Jesuit Novitiate
Novitiate of the Euro-Mediterranean Province of the Society of Jesus

The Good Samaritan

by Benedek Rácz

I hastily push the trolley with 100 waterproof sheets (2 packs of 50), 4 pillowcases (yes,
that’s all that arrived this time), a bag of toothpaste tubes and two more cartons of kitchen
supplies. I hurry down the corridor, since here, during the hospital experiment period, I keep
receiving different tasks, which-after the silence of the novitiate house-whisper pleasantly,
“you are useful!”
As I run, suddenly someone calls from one of the rooms:
– Benny!
– But I have important work to do! – I say to myself – I have work to do, I have the 100
waterproof sheets (those packs of 50), 4 pillowcases (the ones that arrived), the bag of
toothpaste tubes, and…
– Benny! – Same voice, concealing a 90-year life story: made of storms and sunshine.
– Benny!
– I don’t have time now! – I always say to myself, but I feel my heart sinking: Because who
has time but me? Me, who left “my home, my country, my brothers, my parents”?
Well, I stop the trolley, with the 100 waterproof sheets and all the other little things I carry
with me. I put on the brakes. I enter the room. I crouch down, start listening to that trembling
voice, which is hard to understand, but encapsulates 90 years of life: parents and village,
shelter and bombs, husband and job, desires and poverty, wounds and failures. Everything.
And the joy of finally having someone who listens.
(cf Lk 10,30-35; Lk 18,29)

Benedek Rácz

Summer SJ

by Giacomo Mottola

Here I am on the other side of the screen six year later. Yes, because I remember well that summer after the first year of seminary when I went through all the pages of the novice website to read about the novices’ experience. As I read about their summer activities I began to feel, ever more clearly, the desire to live this way. Although the accounts of summer experience were so accurate that I felt like I was living them as I read them, at the end of this summer I must admit that doing them is far more challenging that reading them from the comfort of the sofa.

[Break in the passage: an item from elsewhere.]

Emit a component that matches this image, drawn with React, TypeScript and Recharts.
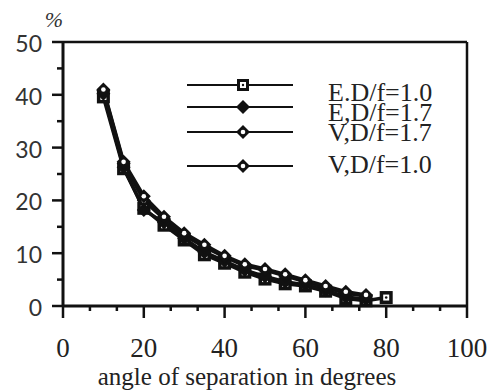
import React from "react";
import { LineChart, Line, XAxis, YAxis, ReferenceLine, Legend } from "recharts";

const degrees = [10, 15, 20, 25, 30, 35, 40, 45, 50, 55, 60, 65, 70, 75, 80];
const eDf10 = [39.6, 26, 18.5, 15.3, 12.5, 9.7, 8.1, 6.4, 5.1, 4.2, 3.8, 2.8, 1.4, 1.0, 1.6];
const eDf17 = [40.2, 26.3, 18.2, 15.8, 12.8, 10.2, 8.5, 6.8, 5.6, 4.6, 4.0, 3.0, 1.7, 1.3, null];
const vDf17 = [40.8, 27, 20, 16.5, 13.4, 11.2, 9.3, 7.6, 6.8, 5.7, 4.6, 3.5, 2.4, 1.9, null];
const vDf10 = [41, 27.3, 20.8, 16.9, 13.8, 11.6, 9.5, 7.9, 7.0, 6.0, 4.9, 3.8, 2.7, 2.1, null];

const xTicks = [0, 20 / 3, 40 / 3, 20, 80 / 3, 100 / 3, 40, 140 / 3, 160 / 3, 60, 200 / 3, 220 / 3, 80, 260 / 3, 280 / 3, 100];
const yTicks = [0, 5, 10, 15, 20, 25, 30, 35, 40, 45, 50];

const legendLabels = ["E.D/f=1.0", "E,D/f=1.7", "V,D/f=1.7", "V,D/f=1.0"];

const data = degrees.map((d, i) => ({
  deg: d,
  e10: eDf10[i],
  e17: eDf17[i],
  v17: vDf17[i],
  v10: vDf10[i],
}));

const W = 485;
const H = 384;

function SquareMark({ cx, cy }: { cx: number; cy: number }) {
  return (
    <g>
      <rect x={cx - 6.5} y={cy - 6.5} width={13} height={13} fill="#111" />
      <rect x={cx - 3} y={cy - 3} width={6} height={6} fill="#fff" />
      <circle cx={cx} cy={cy} r={1.3} fill="#111" />
    </g>
  );
}

function DiamondMark({ cx, cy, open }: { cx: number; cy: number; open: boolean }) {
  const r = 7;
  return (
    <g>
      <polygon
        points={`${cx},${cy - r} ${cx + r},${cy} ${cx},${cy + r} ${cx - r},${cy}`}
        fill="#111"
      />
      {open ? <circle cx={cx} cy={cy} r={2.3} fill="#fff" /> : null}
    </g>
  );
}

const makeDot = (kind: string) => (props: any) => {
  const { cx, cy, index } = props;
  if (cx == null || cy == null || Number.isNaN(cy)) return <g key={`${kind}-${index}`} />;
  if (kind === "sq") return <g key={`${kind}-${index}`}><SquareMark cx={cx} cy={cy} /></g>;
  return (
    <g key={`${kind}-${index}`}>
      <DiamondMark cx={cx} cy={cy} open={kind === "open"} />
    </g>
  );
};

const XTick = (props: any) => {
  const { x, y, payload } = props;
  const v = payload.value;
  const major = Math.abs(v / 20 - Math.round(v / 20)) < 0.001;
  return (
    <g>
      <line x1={x} x2={x} y1={y} y2={y + (major ? 12 : 5)} stroke="#111" strokeWidth={2.5} />
      {major ? (
        <text
          x={x}
          y={y + 51}
          textAnchor="middle"
          fontFamily="'Liberation Serif', serif"
          fontSize={27}
          fill="#222"
        >
          {Math.round(v)}
        </text>
      ) : null}
    </g>
  );
};

const YTick = (props: any) => {
  const { x, y, payload } = props;
  const v = payload.value;
  const major = v % 10 === 0;
  return (
    <g>
      <line x1={x - (major ? 11 : 6)} x2={x} y1={y} y2={y} stroke="#111" strokeWidth={2.5} />
      {major ? (
        <text
          x={x - 21}
          y={y + 10}
          textAnchor="end"
          fontFamily="Lato, 'Open Sans', sans-serif"
          fontSize={23}
          fill="#333"
        >
          {v}
        </text>
      ) : null}
    </g>
  );
};

const XLabel = () => (
  <text
    x={239}
    y={377}
    textAnchor="middle"
    fontFamily="'Liberation Serif', serif"
    fontSize={25}
    fill="#222"
  >
    angle of separation in degrees
  </text>
);

const LegendBox = () => {
  const lineY = [77, 99, 124, 158];
  const textY = [93, 113, 133, 165];
  const kinds = ["sq", "filled", "open", "open"];
  return (
    <svg width={W} height={H} style={{ position: "absolute", left: 0, top: 0 }}>
      {legendLabels.map((lab, i) => (
        <g key={lab}>
          <line x1={179} x2={285} y1={lineY[i]} y2={lineY[i]} stroke="#111" strokeWidth={2.2} />
          {kinds[i] === "sq" ? (
            <g>
              <rect x={229} y={lineY[i] - 6} width={12} height={12} fill="#111" />
              <rect x={232} y={lineY[i] - 3} width={6} height={6} fill="#fff" />
              <circle cx={235} cy={lineY[i]} r={1.2} fill="#111" />
            </g>
          ) : (
            <DiamondMark cx={235} cy={lineY[i]} open={kinds[i] === "open"} />
          )}
          <text
            x={320}
            y={textY[i]}
            fontFamily="'Liberation Serif', serif"
            fontSize={26}
            fill="#222"
          >
            {lab}
          </text>
        </g>
      ))}
    </svg>
  );
};

export default function App() {
  return (
    <div style={{ width: W, height: H, position: "absolute", left: 8, top: 8, background: "#fff" }}>
      <LineChart
        width={W}
        height={H}
        data={data}
        margin={{ top: 34, right: 26, left: 0, bottom: 0 }}
      >
        <XAxis
          dataKey="deg"
          type="number"
          domain={[0, 100]}
          ticks={xTicks}
          interval={0}
          tickSize={0}
          tickMargin={0}
          tickLine={false}
          tick={<XTick />}
          axisLine={{ stroke: "#111", strokeWidth: 3 }}
          height={86}
          label={<XLabel />}
        />
        <YAxis
          type="number"
          domain={[0, 50]}
          ticks={yTicks}
          interval={0}
          tickSize={0}
          tickMargin={0}
          tickLine={false}
          tick={<YTick />}
          axisLine={{ stroke: "#111", strokeWidth: 3 }}
          width={55}
        />
        <ReferenceLine y={50} stroke="#111" strokeWidth={2.5} />
        <ReferenceLine x={100} stroke="#111" strokeWidth={2.5} />
        <Legend
          layout="vertical"
          align="center"
          verticalAlign="middle"
          width={W}
          height={H}
          wrapperStyle={{ position: "absolute", left: 0, top: 0, width: W, height: H, pointerEvents: "none" }}
          content={() => <LegendBox />}
        />
        <Line
          dataKey="e10"
          stroke="#111"
          strokeWidth={3.5}
          dot={makeDot("sq")}
          isAnimationActive={false}
        />
        <Line
          dataKey="e17"
          stroke="#111"
          strokeWidth={3.5}
          dot={makeDot("filled")}
          isAnimationActive={false}
        />
        <Line
          dataKey="v17"
          stroke="#111"
          strokeWidth={3.5}
          dot={makeDot("open")}
          isAnimationActive={false}
        />
        <Line
          dataKey="v10"
          stroke="#111"
          strokeWidth={3.5}
          dot={makeDot("open")}
          isAnimationActive={false}
        />
      </LineChart>
      <svg
        width={60}
        height={30}
        style={{ position: "absolute", left: 0, top: 0 }}
      >
        <text x={46} y={19} textAnchor="middle" fontFamily="'Liberation Serif', serif" fontStyle="italic" fontSize={22} fill="#333">
          %
        </text>
      </svg>
    </div>
  );
}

Of course I imagined that I would go from one experience to the next, always ready to commit myself to the end, in a perfect spirit of obedience to my superiors but I discovered that obedience is not only an outward appearance. It is not enough to do what they asked of you and do it to the best of your ability. When I found myself from time to time in new contests where I know no one, or almost no one, I realized that a part of me was starting to play defensively and a whole apparent set of good reasons was ready to argue that it was OK. After all I had obeyed but a part of me was not there missing the opportunity to learn, experiment and get involved.

Thanks to the advice of one Jesuit in charge of one of the activities I took part in, I learned a big lesson this year. Situations are objective but interpretations are relative. There are work situations that may be easier than others but it is up to us to choose whether to see that difficulty as a threat to be defended against or as a challenge to be faced. I have also noticed that I come into daily contact with situations that I may perceive as challenges or threats. By frequently examining my conscience to see where I have acted defensively and where I have put myself on the line, I am discovering new aspects every day to work on in order to learn to trust the good Lord more and more.